On 3 September, one year to the day after the outbreak of war, Keitel issued the timetable for the campaign designed to force Great Britain to surrender. It read:

 

  1. The earliest date for
    (a) The departure of the transport fleets will be 20 September 1940.
    (b) S day (Invasion day) will be 21 September 1940.
  2. The order for the start of the operation will be given on S—10 days, probably on 11 September 1940.
  3. The final decision on S day and S time (beginning of the first landing) will follow at the latest on S—3 days at noon.
  4. All measures will be taken so that the operation can still be held in suspense 24 hours before S time.

 

So
Operation Sea Lion
was definitely on. The commanders had taken their decisions, the planners had done their work. Now all rested upon ‘the field-greys’, the ordinary German soldiers, who, with their superbly trained, battle-hardened officers and NCOs, made up the most formidable army in the world.

Chapter 2: Preparations

‘How much do you charge for swimming lessons?’—
British propaganda leaflet
dropped on German invasion troops, August 1940

To land upon a hostile shore is one of the most difficult operations known to military science, and the greater one’s knowledge of the sea the more respect one has for it. When, in July, the Army which had conquered France got down in earnest to training for the coming attack on England, it was the recruits from inland provinces like Bavaria and the Tyrol, many of whom had never before seen the sea, who were most light-hearted about their approaching ordeal. Even they learned fast; a single panic-stricken moment floundering out of their depth when bathing, a single bout of sea-sickness during a disembarkation exercise, was enough. To many orderly-minded Germans the apparently capricious behaviour of the tides also came as a disagreeable surprise. General von Manstein himself, commanding 38 Corps, was disconcerted, after leaving his Mercedes high up the beach to go swimming with his ADC, to find the waves lapping round it on his return, and the commanding officer of a Mountain Division in the same Army Group, whose role on S day would be to scale the Kentish cliffs, suffered an equal shock when he ordered a daily parade on the beach at 0900 hours for a swimming lesson. On the first morning the sea was in the expected place, but on the second it had unaccountably moved much further out. A Naval liaison officer helpfully explained that tides did vary from day to day but the commander firmly refused to revise the divisional training schedule, so that each morning the men faced a longer and longer march across the foreshore before bathing could begin. There was prestige, as well as pleasure, to be gained that summer from being stationed on the coast, as it meant one’s unit was likely to be among the first to land. Training was hard. The troops practised musketry and drill, unarmed combat and patrolling, digging trenches and standing guard, like all soldiers in every army. Time after time they packed their belongings into knapsacks and haversacks, loaded their packs with cartridges and, in progressively more orderly and rapid-moving files, climbed on board barges or steamers and then, the loading exercise completed, climbed back on the jetty again. Sometimes, after a short and often all too rough voyage, the landing-craft were run aground, and the men dashed down the ramps and charged up the beach led by their officers, pistol in hand. It made an impressive sight, but more than one old soldier, recalling
tales of Gallipoli, must have wondered whether it would all go quite as smoothly on the day.

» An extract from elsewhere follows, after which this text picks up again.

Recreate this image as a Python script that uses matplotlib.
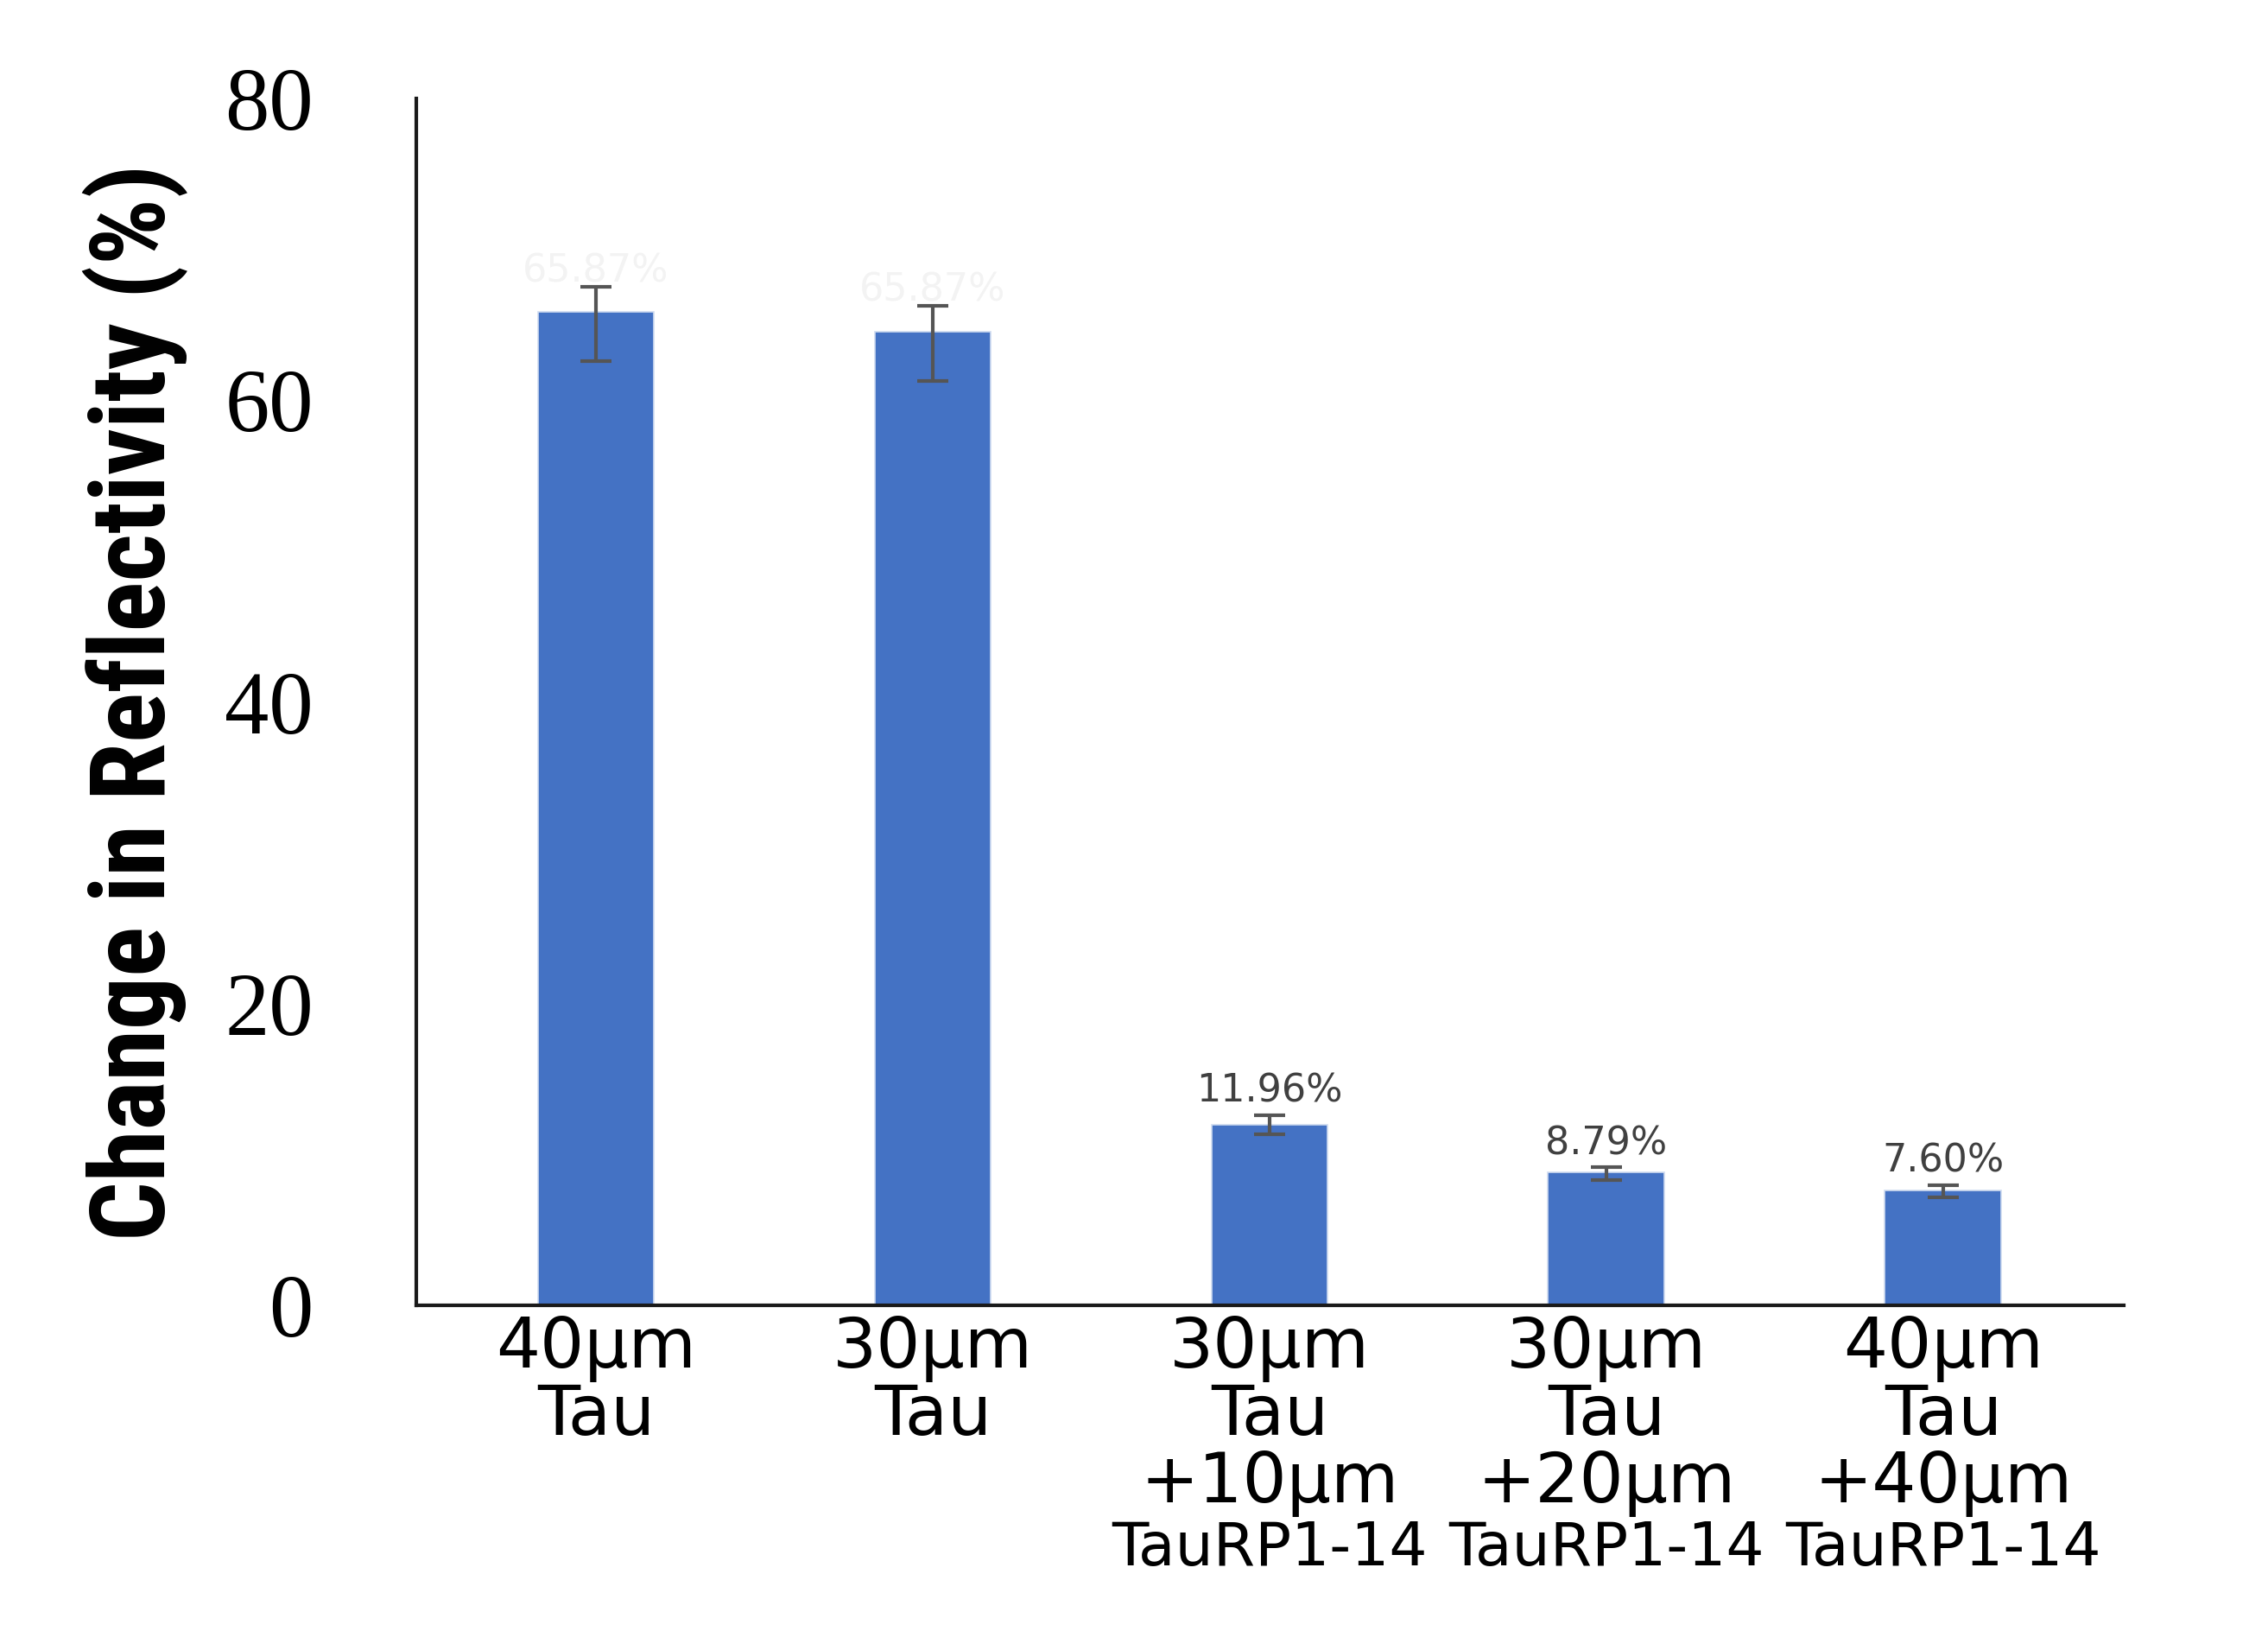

But there was not much training afloat, for there were few vessels to spare. The 8th Division, preparing to cross to Newhaven, complained as late as 23 August that its men had so far been assigned only one steamer for practice purposes, and this had now been sunk. Other troops, scheduled to make the crossing by barge, were not reassured by the sight of the broken-down and battered old river-craft scraped up from somewhere to carry them. The soldiers grumbled, too, about the horses which cluttered up the roads and embarkation areas, for 4000 were due to go in with the first assault and 7000 in the second, to drag guns and supply wagons across the soft sand and loose pebbles of the landing beaches, and then up the steep and narrow roads leading inland. But the horses, too, had little opportunity to become accustomed to life afloat, for as soon as vessels were collected they were hurried into boatyards, to be given concrete floors to carry tanks and guns, and collapsible ramps down which men and vehicles would (in theory at least) charge eagerly to confront the enemy.

Shipping, it was soon clear, was going to be a major problem. Admiral Raeder estimated that even for the much smaller first-wave and follow-up landings which the Army had now accepted more than 1700 barges were required, with nearly 500 tugs, 1200 motor-boats and 155 larger transports. Although, with typical German speed and thoroughness, most of the barges needed were rapidly assembled, mainly from the canals and rivers of Western Europe, a few were self-propelled. The rest would have to be towed, a difficult operation for shallow-draught craft built for use on inland waterways, and some of the largest, with a capacity of 1300 tons—the average was only 500 to 800—would only move when fully loaded if wedged between two minesweepers to half-pull, half-push them across the Channel. The watermen who had operated these craft under sheltered conditions on the Rhine or the Scheldt showed little desire to man them on their cross-Channel journey, and their owners were content for the invasion to be put off indefinitely, due to the unexpectedly generous rate of compensation for each day their vessels were retained.